None of Leventhal’s arguments has merit. Although Schenberg recharacterized Leventhal’s statement of the issues and outlined his response according to his own statement of the issues, the substance of Schenberg’s brief adequately responds to the substance of Leventhal’s brief. As for Leventhal’s remaining arguments, the court previously addressed them in denying Leventhal’s initial motion to strike. See Mot. to Strike Order, Dkt. No. 30. Leventhal raises no new facts or law to support reconsideration of that ruling, so his renewed request to strike is denied.

CONCLUSION

The bankruptcy court did not clearly err in determining that Leventhal’s debt to Schenberg was nondischargeable under 11 U.S.C. § 523(a)(3)(B). In particular, the bankruptcy court did not commit an error of law by giving preclusive effect to the Missouri Judgment for the purpose of finding the elements of § 523(a)(6) satisfied. Finally, the bankruptcy court did not abuse its discretion by denying Leventhal’s post-trial motion for new trial or to alter or amend the judgment or by denying his post-trial motion to reconsider the order granting Schenberg’s motion in limine to bar collateral attacks on the Missouri Judgment and Remand Order. Accordingly, the bankruptcy court’s judgment order dated April 13, 2012 and post-judgment orders dated May 14, 2012 are affirmed.

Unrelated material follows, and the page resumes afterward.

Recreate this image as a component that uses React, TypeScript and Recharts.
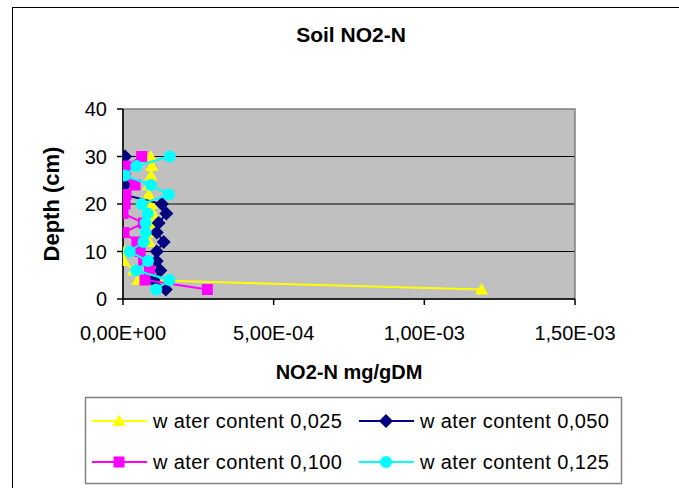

. Citations to the record in the adversary proceeding are preceded herein by “Adv. Dkt. No.” Citations to the record in Leventhal’s chapter 7 bankruptcy case, In re Leventhal et al, 10-bk-12257 (Goldgar, J.), are preceded by "Bankr. Dkt. No.” Citations to the district court are preceded by “Dkt. No.” The court may take judicial notice of bankruptcy and adversary proceedings. Green v. Warden, U.S. Penitentiary, 699 F.2d 364, 369 (7th Cir.1983).

. Kubiak-Leventhal is not a party to this appeal. The bankruptcy court dismissed all claims against her on October 28, 2011. Mot. to Dismiss Order, Lev. Appx. Ex. 14.

. Leventhal’s amended notice of appeal indicates he is also appealing two orders entered in the chapter 7 proceeding: the June 24, 2011 order granting Schenberg's motion to re-open the bankruptcy case, Bankr. Dkt. No. 99, and the May 14, 2012 order denying Lev-enthal’s motion to amend and vacate the order reopening the case, Bankr. Dkt. No. 114. Leventhal’s briefs focus solely on the orders entered in the adversary proceeding. Because he does not advance specific arguments relating to the orders in the chapter 7 bankruptcy case, these arguments are waived, See United States v. Berkowitz, 927 F.2d 1376, 1384 (7th Cir.1991) (a party requesting reversal of a judgment has an obligation to argue why it should be reversed).

. Schenberg identifies this as an issue on appeal, but only to state Leventhal waived it.